Karmiel is one of more than 700 communities the state has built for the Jewish population since Israel’s founding, compared with none built for the Arab population – apart from a few towns in the Negev designed for the orderly resettlement of Bedouins whose lands the state coveted.

Though the two populations have grown at a similar rate since 1948, the apartheid land-use policy, which confiscates land from one population to build towns for the other, has so constricted Arab towns geographically that many of their residents have been forced to find housing in nearby Jewish towns.

But apartheid is unhappy with that too, apparently. It does not want Arabs in Jewish towns, and it also does not want to let them live on their own lands, separately. On the one hand, outright theft; on the other, a sense of superiority and racial purity.

‘Equal rights as individuals’

Back in the day, when the nation-state law was brought before the Knesset, its initiator, Avi Dichter, made the following appeal to Arab citizens: “You will be able to live as a national minority among us and enjoy equal rights as individuals, but not equality as a national minority.” 

Now, Senior Registrar Luzon clarifies, based on the nation-state law, even “living among us” is not a real option, because maintaining Jewish demographic superiority is an explicit goal of the law itself. That is, even if theoretically the Arab residents of Karmiel were prepared to send their children to the city’s Jewish schools – where they would be exposed to racist, militaristic indoctrination that, among other things, normalises the occupation – that would not be a solution. Their very presence in the city is unwanted, and fighting against it is considered legitimate and lawful.
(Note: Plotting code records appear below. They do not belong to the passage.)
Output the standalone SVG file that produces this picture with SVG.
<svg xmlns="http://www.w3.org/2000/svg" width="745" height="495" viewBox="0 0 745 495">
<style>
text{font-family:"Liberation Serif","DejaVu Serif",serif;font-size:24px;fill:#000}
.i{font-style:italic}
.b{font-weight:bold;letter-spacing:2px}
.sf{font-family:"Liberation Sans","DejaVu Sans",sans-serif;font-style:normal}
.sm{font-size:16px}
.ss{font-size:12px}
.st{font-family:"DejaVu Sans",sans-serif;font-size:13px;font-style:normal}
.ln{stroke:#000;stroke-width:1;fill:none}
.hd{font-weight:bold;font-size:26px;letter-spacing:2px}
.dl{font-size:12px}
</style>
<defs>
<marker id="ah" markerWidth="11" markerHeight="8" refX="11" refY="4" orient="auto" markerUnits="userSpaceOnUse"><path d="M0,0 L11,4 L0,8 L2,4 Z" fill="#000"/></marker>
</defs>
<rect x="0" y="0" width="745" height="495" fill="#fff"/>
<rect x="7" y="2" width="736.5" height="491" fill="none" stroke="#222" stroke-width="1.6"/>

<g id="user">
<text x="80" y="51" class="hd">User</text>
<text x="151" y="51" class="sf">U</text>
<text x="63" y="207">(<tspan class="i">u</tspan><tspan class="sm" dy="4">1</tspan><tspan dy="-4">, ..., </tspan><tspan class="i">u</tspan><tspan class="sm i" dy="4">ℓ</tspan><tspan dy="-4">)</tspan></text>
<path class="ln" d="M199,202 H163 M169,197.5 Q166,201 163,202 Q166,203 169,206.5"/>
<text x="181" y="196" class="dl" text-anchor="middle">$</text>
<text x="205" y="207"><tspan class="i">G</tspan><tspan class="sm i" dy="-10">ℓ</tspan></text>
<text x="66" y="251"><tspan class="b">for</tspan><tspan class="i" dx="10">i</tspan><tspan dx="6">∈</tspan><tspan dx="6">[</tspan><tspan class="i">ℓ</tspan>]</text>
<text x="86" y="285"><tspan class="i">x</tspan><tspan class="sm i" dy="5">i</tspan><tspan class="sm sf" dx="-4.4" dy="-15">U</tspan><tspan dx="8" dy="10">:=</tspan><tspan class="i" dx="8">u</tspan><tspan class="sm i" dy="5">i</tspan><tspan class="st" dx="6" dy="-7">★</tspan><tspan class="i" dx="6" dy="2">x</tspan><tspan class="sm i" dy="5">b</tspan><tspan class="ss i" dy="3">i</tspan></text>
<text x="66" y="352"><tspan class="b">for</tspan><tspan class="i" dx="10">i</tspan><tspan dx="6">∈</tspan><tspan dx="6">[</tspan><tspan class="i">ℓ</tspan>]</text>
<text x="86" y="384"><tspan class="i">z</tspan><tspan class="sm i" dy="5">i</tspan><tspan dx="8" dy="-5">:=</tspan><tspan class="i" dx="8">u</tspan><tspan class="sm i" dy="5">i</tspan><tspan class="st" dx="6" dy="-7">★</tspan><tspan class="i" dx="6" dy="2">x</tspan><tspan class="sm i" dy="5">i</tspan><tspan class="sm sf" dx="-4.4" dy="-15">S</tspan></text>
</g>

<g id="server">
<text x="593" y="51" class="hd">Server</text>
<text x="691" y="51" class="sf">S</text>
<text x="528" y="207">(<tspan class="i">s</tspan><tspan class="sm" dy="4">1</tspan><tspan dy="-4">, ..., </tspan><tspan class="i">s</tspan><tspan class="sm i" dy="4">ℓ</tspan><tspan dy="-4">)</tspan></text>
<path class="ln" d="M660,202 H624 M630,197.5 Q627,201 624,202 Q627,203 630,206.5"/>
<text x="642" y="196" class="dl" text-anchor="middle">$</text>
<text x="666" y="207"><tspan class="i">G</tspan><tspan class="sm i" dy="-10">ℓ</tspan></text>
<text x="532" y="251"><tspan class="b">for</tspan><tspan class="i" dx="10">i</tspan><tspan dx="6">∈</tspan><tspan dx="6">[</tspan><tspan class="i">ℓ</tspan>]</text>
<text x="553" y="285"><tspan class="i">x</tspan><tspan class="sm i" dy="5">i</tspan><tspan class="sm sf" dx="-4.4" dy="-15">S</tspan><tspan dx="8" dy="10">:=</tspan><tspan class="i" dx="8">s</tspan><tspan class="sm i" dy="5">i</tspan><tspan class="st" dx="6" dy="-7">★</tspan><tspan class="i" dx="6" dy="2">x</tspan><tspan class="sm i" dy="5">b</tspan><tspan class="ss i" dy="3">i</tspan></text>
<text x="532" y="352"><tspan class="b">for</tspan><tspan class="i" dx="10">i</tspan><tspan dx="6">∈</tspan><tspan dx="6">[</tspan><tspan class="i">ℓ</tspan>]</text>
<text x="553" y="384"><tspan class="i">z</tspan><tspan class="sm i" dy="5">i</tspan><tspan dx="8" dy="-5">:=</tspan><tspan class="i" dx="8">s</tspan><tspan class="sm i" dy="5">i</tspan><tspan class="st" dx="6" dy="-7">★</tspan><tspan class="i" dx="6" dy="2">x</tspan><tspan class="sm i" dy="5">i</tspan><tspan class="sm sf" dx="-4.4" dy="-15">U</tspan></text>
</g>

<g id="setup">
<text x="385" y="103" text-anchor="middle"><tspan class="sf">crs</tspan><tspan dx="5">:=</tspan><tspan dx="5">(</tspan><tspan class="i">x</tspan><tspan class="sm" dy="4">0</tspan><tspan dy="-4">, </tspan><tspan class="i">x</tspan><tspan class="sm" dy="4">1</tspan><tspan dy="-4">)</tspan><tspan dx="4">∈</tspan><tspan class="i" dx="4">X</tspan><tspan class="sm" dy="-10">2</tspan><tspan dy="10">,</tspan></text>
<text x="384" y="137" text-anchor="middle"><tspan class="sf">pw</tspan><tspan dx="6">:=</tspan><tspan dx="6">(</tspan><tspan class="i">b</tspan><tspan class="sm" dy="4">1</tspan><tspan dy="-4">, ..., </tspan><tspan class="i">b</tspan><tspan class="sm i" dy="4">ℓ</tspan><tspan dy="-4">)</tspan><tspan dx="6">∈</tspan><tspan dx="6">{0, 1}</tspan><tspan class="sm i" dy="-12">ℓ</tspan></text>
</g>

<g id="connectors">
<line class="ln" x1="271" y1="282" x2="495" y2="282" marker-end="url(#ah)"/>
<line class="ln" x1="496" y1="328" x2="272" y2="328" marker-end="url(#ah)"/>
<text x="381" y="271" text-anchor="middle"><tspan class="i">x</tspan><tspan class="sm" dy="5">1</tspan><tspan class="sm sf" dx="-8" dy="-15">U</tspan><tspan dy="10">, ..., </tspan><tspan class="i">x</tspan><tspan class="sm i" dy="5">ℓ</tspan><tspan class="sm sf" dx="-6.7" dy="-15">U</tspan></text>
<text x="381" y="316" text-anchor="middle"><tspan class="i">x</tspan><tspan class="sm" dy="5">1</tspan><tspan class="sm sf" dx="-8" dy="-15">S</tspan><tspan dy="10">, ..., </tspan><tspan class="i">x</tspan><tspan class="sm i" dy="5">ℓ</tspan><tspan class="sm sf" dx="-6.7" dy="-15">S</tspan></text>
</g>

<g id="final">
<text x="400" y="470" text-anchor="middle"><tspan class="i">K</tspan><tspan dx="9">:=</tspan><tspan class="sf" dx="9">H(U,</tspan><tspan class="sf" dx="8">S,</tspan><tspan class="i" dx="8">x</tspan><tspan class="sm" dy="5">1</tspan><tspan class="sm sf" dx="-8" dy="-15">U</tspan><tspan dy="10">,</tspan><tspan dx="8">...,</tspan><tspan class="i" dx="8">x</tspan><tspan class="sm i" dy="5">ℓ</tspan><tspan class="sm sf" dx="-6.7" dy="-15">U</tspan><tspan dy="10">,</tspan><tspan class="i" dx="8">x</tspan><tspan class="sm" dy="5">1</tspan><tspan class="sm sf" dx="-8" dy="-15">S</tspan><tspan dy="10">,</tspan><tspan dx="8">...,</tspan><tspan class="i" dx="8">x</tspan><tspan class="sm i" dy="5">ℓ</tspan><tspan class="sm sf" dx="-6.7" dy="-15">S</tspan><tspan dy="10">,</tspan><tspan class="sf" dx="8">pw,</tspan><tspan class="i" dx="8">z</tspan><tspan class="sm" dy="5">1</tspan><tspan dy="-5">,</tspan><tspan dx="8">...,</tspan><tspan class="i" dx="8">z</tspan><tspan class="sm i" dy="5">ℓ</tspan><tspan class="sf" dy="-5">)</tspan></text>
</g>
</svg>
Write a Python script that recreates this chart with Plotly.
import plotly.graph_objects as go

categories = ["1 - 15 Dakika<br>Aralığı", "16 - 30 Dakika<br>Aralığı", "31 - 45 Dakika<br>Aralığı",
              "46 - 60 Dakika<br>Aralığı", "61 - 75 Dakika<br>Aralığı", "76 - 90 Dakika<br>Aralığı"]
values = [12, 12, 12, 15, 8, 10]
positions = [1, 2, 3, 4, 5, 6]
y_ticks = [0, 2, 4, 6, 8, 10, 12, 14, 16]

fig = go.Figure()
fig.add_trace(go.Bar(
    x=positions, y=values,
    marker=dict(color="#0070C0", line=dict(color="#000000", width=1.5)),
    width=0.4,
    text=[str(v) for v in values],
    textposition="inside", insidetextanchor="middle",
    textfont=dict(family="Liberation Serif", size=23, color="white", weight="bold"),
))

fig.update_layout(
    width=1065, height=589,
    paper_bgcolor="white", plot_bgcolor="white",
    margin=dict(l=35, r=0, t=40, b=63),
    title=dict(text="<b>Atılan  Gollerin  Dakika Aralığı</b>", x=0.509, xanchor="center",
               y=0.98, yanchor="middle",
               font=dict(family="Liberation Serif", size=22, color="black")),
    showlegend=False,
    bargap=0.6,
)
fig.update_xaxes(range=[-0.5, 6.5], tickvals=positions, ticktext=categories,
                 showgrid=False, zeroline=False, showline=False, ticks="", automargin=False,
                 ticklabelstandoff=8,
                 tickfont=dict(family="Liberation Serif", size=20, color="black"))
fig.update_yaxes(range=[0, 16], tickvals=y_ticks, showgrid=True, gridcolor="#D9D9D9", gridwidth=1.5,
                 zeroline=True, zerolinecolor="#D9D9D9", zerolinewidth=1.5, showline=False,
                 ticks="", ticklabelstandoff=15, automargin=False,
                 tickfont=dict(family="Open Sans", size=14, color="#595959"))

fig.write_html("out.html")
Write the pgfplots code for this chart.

The person who ought to have been battling for the rights of these students who petitioned the court for help is Education Minister Yoav Galant, who voted in favour of the nation-state law. Given the court’s decision, it is worth noting again the deception in the distinction made by Dichter between individual rights and national rights for Palestinian citizens. 

Has the massive confiscation of land belonging to Arab citizens been done on an individual or a national basis? Is the discrimination against Arab students carried out on an individual or a national basis? Is abandoning the security of Arab citizens and ignoring their victimisation by organised crime an individual or a national trend? Is preventing Arab families from making their homes in Jewish towns via residential screening committees happening on an individual or a national basis? 

Just one service was accomplished by the nation-state law for the public discourse in Israel, and that was tearing the mask away from all these manipulative and false distinctions.

Persecuting Palestinian identity

The children of Karmiel did not petition the court to allow them to wave a Palestinian flag or sing the Palestinian anthem in the city’s streets. They petitioned for the right to live in their city and study at a school where their language is spoken, and where they will not be viewed as inferior citizens. The court made it clear that their Palestinian identity makes them inferior and unwanted; that their very existence is a threat, by law.

The country’s Arab citizens are persecuted for wanting to be who they are. Their Palestinian identity is what makes them, in the eyes of the Zionist government, less than fully reliable citizens. The intra-Zionist argument is only about limits to their rights, which are never material and are always conditional.

True, institutional and racist discrimination against Arab citizens of Israel existed even before the nation-state law. But with its passage, the parliament of Israel proudly proclaimed the legitimacy of the state’s apartheid foundations. Apartheid became the law of the land.

Although many petitions against the nation-state law are still pending, the experience of more than seven decades proves that the Israeli legal establishment is an integral part of the system of Jewish superiority. It is the gatekeeper. In that sense, Luzon has simply done what is expected of him.

Orly Noy is a journalist and a political activist based in Jerusalem.